Recent news, however, suggests that the culture of the Civil Rights Division has changed to one in which partisan advocacy was openly tolerated, if not encouraged, among new hires, at least until it was exposed. Thus, my concerns unfortunately appear to have been realized. It is a menace to the historic credibility of the Civil Rights Division (which I can tell you was a real thing and part of what made being a Division lawyer different), and especially the Voting Section, if its line attorneys come to be viewed by federal courts, by state and local governments and by the general public as just a bunch of Administration flunkies. It is an even greater danger if that is true. I am hopeful that with responsible leadership at the Division level the Section's staff will one day regain its reputation for impartiality. And I am pained by the thought that the reputation of former colleagues who still remain in the Voting Section may suffer in the meantime.
4) Policy decisions to pursue or avoid pursuing certain cases or types of cases.
In a chapter that I co-authored with Joe Rich and former colleague Mark Posner in The Erosion of Rights, released earlier this year and available from the Center for American Progress, we discuss in detail the (public) voting rights enforcement patterns of this Administration. As we discuss, in addition to the notorious Texas and Georgia Section 5 decisions, there are also great concerns about the lack of cases involving discrimination against African-American and American Indian voters, the use of the NVRA (Motor Voter Act) to pursue chimerical suspicions of vote fraud and the use of the Department's imprimatur to serve as an amicus curiae cheerleader for Republican litigants. I won't discuss recommendations that never made the public record but I will say that these also heavily influenced my decision to leave DOJ.
Furthermore, I was outraged by the Administration's very deliberate decision to do nothing to prepare for the reauthorization of Section 5 of the Voting Rights Act, a critical federal protection for minority voters in states with a history of voting discrimination. The Voting Section far and away is the key player in Section 5 enforcement and has unique institutional knowledge. As a private citizen I was able to play a role in the renewal hearings in 2006, but had I remained in the Voting Section I would have been prohibited from developing a record to help Congress make its decisions. By 2004 the political appointees also had become increasingly antagonistic toward many of the professional Section 5 analysts and Section 5 attorney staff in the Voting Section, a campaign that appears to be continuing to worsen as a result of attrition and transfers.
In fairness I have the impression that the general climate in the Civil Rights Division under Assistant Attorney General Wan Kim and other new front office personnel has improved somewhat over its predecessor. But with the bar having been lowered so near the ground I cannot say if that is meaningful.
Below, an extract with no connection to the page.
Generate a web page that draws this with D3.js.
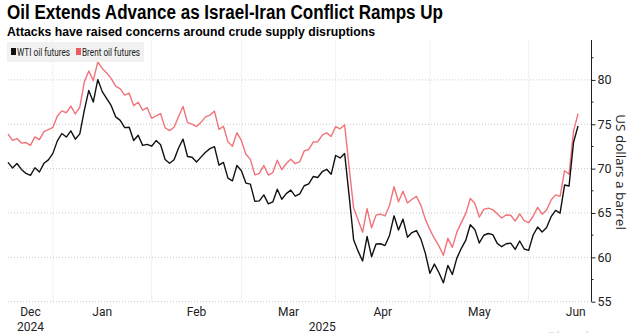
<!DOCTYPE html>
<html>
<head>
<meta charset="utf-8">
<script src="https://cdn.jsdelivr.net/npm/d3@7"></script>
<style>
  html, body { margin: 0; padding: 0; background: #fff; }
  svg { display: block; font-family: "Liberation Sans Narrow", "Roboto", "Liberation Sans", sans-serif; }
</style>
</head>
<body>
<svg id="chart" width="633" height="333"></svg>
<script>
// ---- Data (trading days, Dec 16 2024 – Jun 16 2025) ----
const dates = [
  "2024-12-16","2024-12-17","2024-12-18","2024-12-19","2024-12-20","2024-12-23","2024-12-24","2024-12-26","2024-12-27","2024-12-30","2024-12-31",
  "2025-01-02","2025-01-03","2025-01-06","2025-01-07","2025-01-08","2025-01-09","2025-01-10","2025-01-13","2025-01-14","2025-01-15","2025-01-16","2025-01-17","2025-01-20","2025-01-21","2025-01-22","2025-01-23","2025-01-24","2025-01-27","2025-01-28","2025-01-29","2025-01-30","2025-01-31",
  "2025-02-03","2025-02-04","2025-02-05","2025-02-06","2025-02-07","2025-02-10","2025-02-11","2025-02-12","2025-02-13","2025-02-14","2025-02-17","2025-02-18","2025-02-19","2025-02-20","2025-02-21","2025-02-24","2025-02-25","2025-02-26","2025-02-27","2025-02-28",
  "2025-03-03","2025-03-04","2025-03-05","2025-03-06","2025-03-07","2025-03-10","2025-03-11","2025-03-12","2025-03-13","2025-03-14","2025-03-17","2025-03-18","2025-03-19","2025-03-20","2025-03-21","2025-03-24","2025-03-25","2025-03-26","2025-03-27","2025-03-28","2025-03-31",
  "2025-04-01","2025-04-02","2025-04-03","2025-04-04","2025-04-07","2025-04-08","2025-04-09","2025-04-10","2025-04-11","2025-04-14","2025-04-15","2025-04-16","2025-04-17","2025-04-21","2025-04-22","2025-04-23","2025-04-24","2025-04-25","2025-04-28","2025-04-29","2025-04-30",
  "2025-05-01","2025-05-02","2025-05-05","2025-05-06","2025-05-07","2025-05-08","2025-05-09","2025-05-12","2025-05-13","2025-05-14","2025-05-15","2025-05-16","2025-05-19","2025-05-20","2025-05-21","2025-05-22","2025-05-23","2025-05-26","2025-05-27","2025-05-28","2025-05-29","2025-05-30",
  "2025-06-02","2025-06-03","2025-06-04","2025-06-05","2025-06-06","2025-06-09","2025-06-10","2025-06-11","2025-06-12","2025-06-13","2025-06-16"
];
const wti = [
  70.71,70.08,70.58,69.91,69.46,69.24,70.10,69.62,70.60,70.99,71.72,
  73.13,73.96,73.56,74.25,73.32,73.92,76.57,78.82,77.50,80.04,78.68,77.88,77.10,75.83,75.44,74.62,74.66,73.17,73.77,72.62,72.73,72.53,
  73.16,72.70,71.03,70.61,71.00,72.32,73.32,71.37,71.29,70.74,71.30,71.85,72.25,72.48,70.40,70.70,68.93,68.62,70.35,69.76,
  68.37,68.26,66.31,66.36,67.04,66.03,66.25,67.68,66.55,67.18,67.58,66.90,67.16,68.07,68.28,69.11,69.00,69.65,69.92,69.36,71.48,
  71.20,71.71,66.95,61.99,60.70,59.58,62.35,60.07,61.50,61.53,61.33,62.47,64.68,63.08,64.31,62.27,62.79,63.02,62.05,60.42,58.21,
  59.24,58.29,57.13,59.09,58.07,59.91,61.02,61.95,63.67,63.15,61.62,62.49,62.69,62.56,61.57,61.20,61.53,61.60,60.89,61.84,60.94,60.79,
  62.52,63.41,62.85,63.37,64.58,65.29,64.98,68.15,68.04,72.98,74.80
];
const brent = [
  73.91,73.19,73.39,72.88,72.94,72.63,73.58,73.26,74.17,74.39,74.64,
  75.93,76.51,76.30,77.05,76.16,76.92,79.76,81.01,79.92,82.03,81.29,80.79,80.15,79.29,79.00,78.29,78.50,77.08,77.49,76.58,76.87,75.67,
  75.96,76.20,74.61,74.29,74.66,75.87,77.00,75.18,75.02,74.74,75.22,75.84,76.04,76.48,74.43,74.78,73.02,72.53,74.04,73.18,
  71.62,71.04,69.30,69.46,70.36,69.28,69.56,70.95,69.88,70.58,71.07,70.56,70.78,72.00,72.16,73.00,73.02,73.79,74.03,73.63,74.74,
  74.49,74.95,70.14,65.58,64.21,62.82,65.48,63.33,64.76,64.88,64.67,65.85,67.96,66.26,67.44,66.12,66.55,66.87,65.86,64.25,63.12,
  62.13,61.29,60.23,62.15,61.12,62.84,63.91,64.96,66.63,66.09,64.53,65.41,65.54,65.38,64.91,64.44,64.78,64.74,64.09,64.90,64.15,63.90,
  64.63,65.63,64.86,65.34,66.47,67.04,66.87,69.77,69.36,74.23,76.20
];
const seriesNames = ["WTI oil futures", "Brent oil futures"];
const seriesColors = ["#111111", "#f2727a"];
const yTicks = [55, 60, 65, 70, 75, 80];
const monthNames = ["Jan","Feb","Mar","Apr","May","Jun","Jul","Aug","Sep","Oct","Nov","Dec"];
const titleText = "Oil Extends Advance as Israel-Iran Conflict Ramps Up";
const subtitleText = "Attacks have raised concerns around crude supply disruptions";
const yAxisTitle = "US dollars a barrel";

// ---- Layout ----
const svg = d3.select("#chart");
const parse = d3.timeParse("%Y-%m-%d");
const D = dates.map(parse);
const n = D.length;

const plot = { left: 8, right: 591.5, top: 40, bottom: 301.7 };
const x = d3.scaleLinear().domain([0, 130]).range([plot.left, plot.right]);
const y = d3.scaleLinear().domain([55, 84.5]).range([plot.bottom, plot.top]);

const wideFont = "'Liberation Sans', Arimo, 'DejaVu Sans', sans-serif";

// Title
svg.append("text").attr("x", 7).attr("y", 19)
  .style("font-family", wideFont)
  .attr("font-size", 19.5).attr("font-weight", "bold").attr("fill", "#000")
  .attr("textLength", 436).attr("lengthAdjust", "spacingAndGlyphs")
  .text(titleText);
svg.append("text").attr("x", 7).attr("y", 35.5)
  .style("font-family", wideFont)
  .attr("font-size", 13.5).attr("font-weight", "bold").attr("fill", "#000")
  .attr("textLength", 368).attr("lengthAdjust", "spacingAndGlyphs")
  .text(subtitleText);

// Horizontal gridlines
svg.append("g").selectAll("line").data(yTicks).join("line")
  .attr("x1", plot.left).attr("x2", plot.right)
  .attr("y1", d => y(d)).attr("y2", d => y(d))
  .attr("stroke", "#c9c9c9").attr("stroke-width", 1).attr("stroke-dasharray", "1,2");

// Month boundaries: last trading day of each month
const boundaries = [];
for (let i = 0; i < n - 1; i++) {
  if (D[i].getMonth() !== D[i + 1].getMonth()) boundaries.push(i);
}
svg.append("g").selectAll("line").data(boundaries).join("line")
  .attr("x1", d => x(d)).attr("x2", d => x(d))
  .attr("y1", plot.top).attr("y2", plot.bottom)
  .attr("stroke", "#e2e2e2").attr("stroke-width", 1).attr("stroke-dasharray", "1,1");

// Month labels centred in each month span
const lastDate = D[n - 1];
const lastMonthStart = d3.timeMonth.floor(lastDate);
const lastMonthWeekdays = d3.timeDay.range(lastMonthStart, d3.timeMonth.offset(lastMonthStart, 1))
  .filter(d => d.getDay() !== 0 && d.getDay() !== 6).length;
const edges = [0, ...boundaries, boundaries[boundaries.length - 1] + lastMonthWeekdays];
const monthLabels = [];
for (let k = 0; k < edges.length - 1; k++) {
  const idx = k === 0 ? 0 : edges[k] + 1;
  monthLabels.push({ name: monthNames[D[Math.min(idx, n - 1)].getMonth()], pos: (edges[k] + edges[k + 1]) / 2 });
}
const xAxisG = svg.append("g").attr("font-size", 12).attr("fill", "#222");
xAxisG.selectAll("text.m").data(monthLabels).join("text").attr("class", "m")
  .attr("x", d => x(d.pos)).attr("y", 316).attr("text-anchor", "middle").text(d => d.name);

// Year labels centred over visible span of each year
const yearBreak = boundaries.find(i => D[i].getFullYear() !== D[i + 1].getFullYear());
const yearLabels = [
  { name: String(D[0].getFullYear()), cx: (x(0) + x(yearBreak)) / 2 },
  { name: String(D[n - 1].getFullYear()), cx: (x(yearBreak) + plot.right) / 2 }
];
xAxisG.selectAll("text.yr").data(yearLabels).join("text").attr("class", "yr")
  .attr("x", d => d.cx).attr("y", 330.5).attr("text-anchor", "middle").text(d => d.name);

// Lines
const line = d3.line().x((d, i) => x(i)).y(d => y(d));
[brent, wti].forEach((s, k) => {
  svg.append("path").datum(s)
    .attr("fill", "none")
    .attr("stroke", k === 0 ? seriesColors[1] : seriesColors[0])
    .attr("stroke-width", 1.4)
    .attr("stroke-linejoin", "round")
    .attr("d", line);
});

// Right y axis
const yAxis = d3.axisRight(y).tickValues(yTicks).tickSize(4).tickPadding(2).tickFormat(d3.format("d"));
const yg = svg.append("g").attr("transform", `translate(${plot.right},0)`).call(yAxis);
yg.attr("font-family", null);
yg.select(".domain").attr("stroke", "#222").attr("d", `M0,${plot.top}V${plot.bottom}`);
yg.selectAll(".tick line").attr("stroke", "#222");
yg.selectAll(".tick text").attr("font-size", 12.5).attr("fill", "#222");
// minor ticks
const minor = d3.range(57.5, 84, 5);
yg.selectAll("line.minor").data(minor).join("line").attr("class", "minor")
  .attr("x1", 0).attr("x2", 2).attr("y1", d => y(d)).attr("y2", d => y(d)).attr("stroke", "#222");

// y axis title
svg.append("text")
  .attr("transform", "translate(616,172) rotate(90)")
  .style("font-family", "'Open Sans', 'Liberation Sans', sans-serif")
  .attr("text-anchor", "middle").attr("font-size", 13.5).attr("fill", "#222")
  .text(yAxisTitle);

// Legend
const lg = svg.append("g");
lg.append("rect").attr("x", 7).attr("y", 42).attr("width", 137).attr("height", 20).attr("fill", "#f1f1f1");
const legendItems = [
  { name: seriesNames[0], color: seriesColors[0], x: 11, w: 53 },
  { name: seriesNames[1], color: "#ee5a62", x: 76, w: 58 }
];
legendItems.forEach(it => {
  lg.append("rect").attr("x", it.x).attr("y", 48).attr("width", 5).attr("height", 7).attr("fill", it.color);
  lg.append("text").attr("x", it.x + 6).attr("y", 55.5).attr("font-size", 10.5).attr("fill", "#222")
    .attr("textLength", it.w).attr("lengthAdjust", "spacingAndGlyphs").text(it.name);
});

// Source watermark (mostly cropped, as in the original)
svg.append("text").attr("x", 548).attr("y", 341).attr("font-size", 13).attr("font-weight", "bold")
  .attr("fill", "#e6e6e6").text("Bloomberg");
</script>
</body>
</html>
I am encouraged by the recent resumption of genuine Congressional oversight, and I am grateful for the attention that has been paid to the problems in the Civil Rights Division and the Department generally in recent weeks by you and other journalists. Joe Rich in particular has done a public service in his testimony, something that for such a long-time veteran of the Division is a hard thing to do. I hope that your readers find this informative, and will understand and support a return to a Justice Department that aspires to the impartial administration of our
country's laws.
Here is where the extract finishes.